Karen's Law killed

Malanie McLellan
Malanie McLellan
Marcus Oshiro
Marcus Oshiro

By Paul Drewes bio | email

HONOLULU (KHNL) - Karen's Law, a bill named for an Oahu woman violently murdered, allegedly by a teenager, has been killed by a lawmaker. And this may be the last time we hear of Karen's Law.

There are many bills that never pass through the State Capitol because of a lack of support. But Karen's Law had supporters on its way through committee hearings.

"It was a baby step for what Hawaii really needs, to look out for victims and victims rights," said Malanie McLellan, Karen's daughter.

The measure was named after Karen Ertell, who was brutally raped and murdered, allegedly by her 15 year old Ewa Beach neighbor, Vernon Bartley. who was 15 at the time.

The bill would automatically try 15 year olds charged with first degree murder as adults.

But Karen's Law ran into opposition from Finance Committee Chair Marcus Oshiro.

"It will cause more problems for victim's families. By imposing another hearing and delay on a juvenile that is mandatorily waived from family court to circuit court," said the Representative from Wahiawa.

So Oshiro killed the bill, and the hopes of the Ertell family, who have had an emotional time since Karen's death.

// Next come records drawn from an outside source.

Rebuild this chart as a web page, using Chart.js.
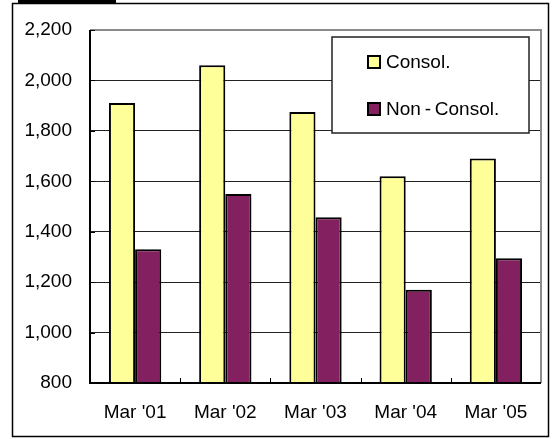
<!DOCTYPE html>
<html>
<head>
<meta charset="utf-8">
<script src="https://cdn.jsdelivr.net/npm/chart.js@4.4.1/dist/chart.umd.min.js"></script>
<style>
  html, body { margin: 0; padding: 0; background: #fff; }
</style>
</head>
<body>
<canvas id="ventas" width="552" height="439"></canvas>
<script>
// datos
const categorias = ["Mar '01", "Mar '02", "Mar '03", "Mar '04", "Mar '05"];
const consol = [1910, 2060, 1875, 1620, 1690];
const noConsol = [1330, 1550, 1457, 1170, 1295];
const etiquetas = ["Consol.", "Non\u2009-\u2009Consol."];
const colores = ["#FFFF99", "#822060"];
const yMin = 800;
const yMax = 2200;
const yPaso = 200;

const fuente = "'Liberation Sans', Arial, sans-serif";

// marco exterior, bordes del area y leyenda dibujados a mano
const marco = {
  id: "marco",
  beforeDraw(chart) {
    const c = chart.ctx;
    c.save();
    c.fillStyle = "#fff";
    c.fillRect(0, 0, chart.width, chart.height);
    c.strokeStyle = "#000";
    c.lineWidth = 1.5;
    c.strokeRect(12.5, 3.5, 536, 433);
    c.fillStyle = "#000";
    c.fillRect(18, 0, 98, 3);
    c.restore();
  },
  afterDatasetsDraw(chart) {
    const c = chart.ctx;
    const a = chart.chartArea;
    const x = chart.scales.x;
    const y = chart.scales.y;
    c.save();
    // arriba y derecha en gris
    c.strokeStyle = "#8c8c8c";
    c.lineWidth = 2;
    c.beginPath();
    c.moveTo(a.left, a.top);
    c.lineTo(a.right, a.top);
    c.lineTo(a.right, a.bottom);
    c.stroke();
    // ejes en negro
    c.strokeStyle = "#000";
    c.lineWidth = 2;
    c.beginPath();
    c.moveTo(a.left, a.top);
    c.lineTo(a.left, a.bottom);
    c.lineTo(a.right, a.bottom);
    c.stroke();
    // marcas cortas
    c.lineWidth = 1;
    c.beginPath();
    for (let v = yMin; v <= yMax; v += yPaso) {
      const py = Math.round(y.getPixelForValue(v)) + 0.5;
      c.moveTo(a.left, py);
      c.lineTo(a.left + 5, py);
    }
    for (let i = 1; i < categorias.length; i++) {
      const px = Math.round((x.getPixelForValue(i - 1) + x.getPixelForValue(i)) / 2) + 0.5;
      c.moveTo(px, a.bottom);
      c.lineTo(px, a.bottom - 5);
    }
    c.stroke();

    // leyenda
    c.fillStyle = "#fff";
    c.fillRect(332, 37, 197, 96);
    c.strokeStyle = "#222";
    c.lineWidth = 1.5;
    c.strokeRect(332, 37, 197, 96);
    c.font = "19px " + fuente;
    c.textBaseline = "middle";
    chart.data.datasets.forEach((ds, i) => {
      const cy = 62 + i * 47;
      c.fillStyle = ds.backgroundColor;
      c.fillRect(368, cy - 6, 12, 12);
      c.strokeStyle = "#000";
      c.lineWidth = 2;
      c.strokeRect(368, cy - 6, 12, 12);
      c.fillStyle = "#000";
      c.fillText(ds.label, 386, cy + 1);
    });
    c.restore();
  }
};

new Chart(document.getElementById("ventas"), {
  type: "bar",
  data: {
    labels: categorias,
    datasets: [
      {
        label: etiquetas[0],
        data: consol,
        backgroundColor: colores[0],
        borderColor: "#000",
        borderWidth: 2,
      },
      {
        label: etiquetas[1],
        data: noConsol,
        backgroundColor: colores[1],
        borderColor: "#000",
        borderWidth: 2,
      },
    ],
  },
  options: {
    responsive: false,
    animation: false,
    layout: { padding: { top: 30, right: 11, bottom: 0, left: 0 } },
    datasets: {
      bar: { categoryPercentage: 0.58, barPercentage: 1.0 },
    },
    plugins: {
      legend: { display: false },
      tooltip: { enabled: false },
    },
    scales: {
      x: {
        grid: { display: false, drawTicks: false },
        border: { display: false },
        ticks: {
          color: "#000",
          padding: 18,
          font: { family: fuente, size: 19 },
        },
        afterFit: (s) => { s.height = 56; },
      },
      y: {
        min: yMin,
        max: yMax,
        grid: {
          drawTicks: false,
          color: (ctx) => (ctx.tick && (ctx.tick.value === yMin || ctx.tick.value === yMax)) ? "rgba(0,0,0,0)" : "#222",
          lineWidth: 1,
        },
        border: { display: false },
        ticks: {
          stepSize: yPaso,
          color: "#000",
          padding: 18,
          font: { family: fuente, size: 19 },
          callback: (v) => v.toLocaleString("en-US"),
        },
        afterFit: (s) => { s.width = 90; },
      },
    },
  },
  plugins: [marco],
});
</script>
</body>
</html>
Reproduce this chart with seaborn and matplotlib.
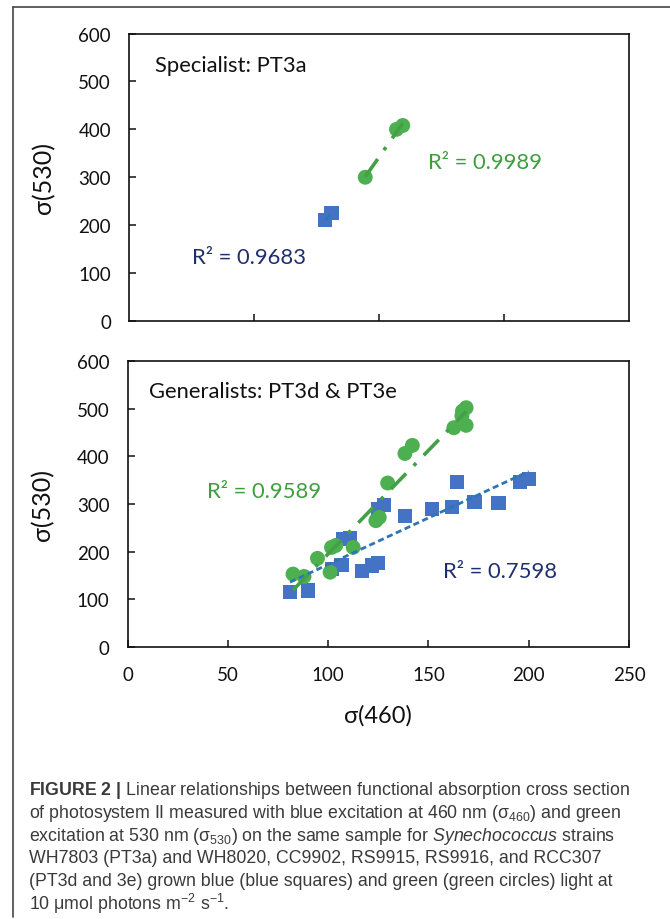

"This law would have eliminated a year and a half of constant pins and needles wondering what would happen. This could have saved a lot of heartache," said McLellan.

Oshiro based his decision on his background in Hawaii's court system.

"Right now there is a weighing of the facts and evidence that brought about the incident. That is the process we have today and it works," said Oshiro.

Except in the Ertell case, when a normally 3-4 month hearing process dragged on for more than a year.

Family members have been fighting for this bill for two legislative sessions but this end means the end of their fight. Most cannot take another year of Karen's name being in the news, a constant reminder of her violent death.

"Its too emotional for them, they really did want it to go thru this time. One more time would prolong their grieving too much," said McLellan.

McLellan adds family members will ask to have Karen's name removed from future laws. But that she will continue her fight for the rights of victim's families.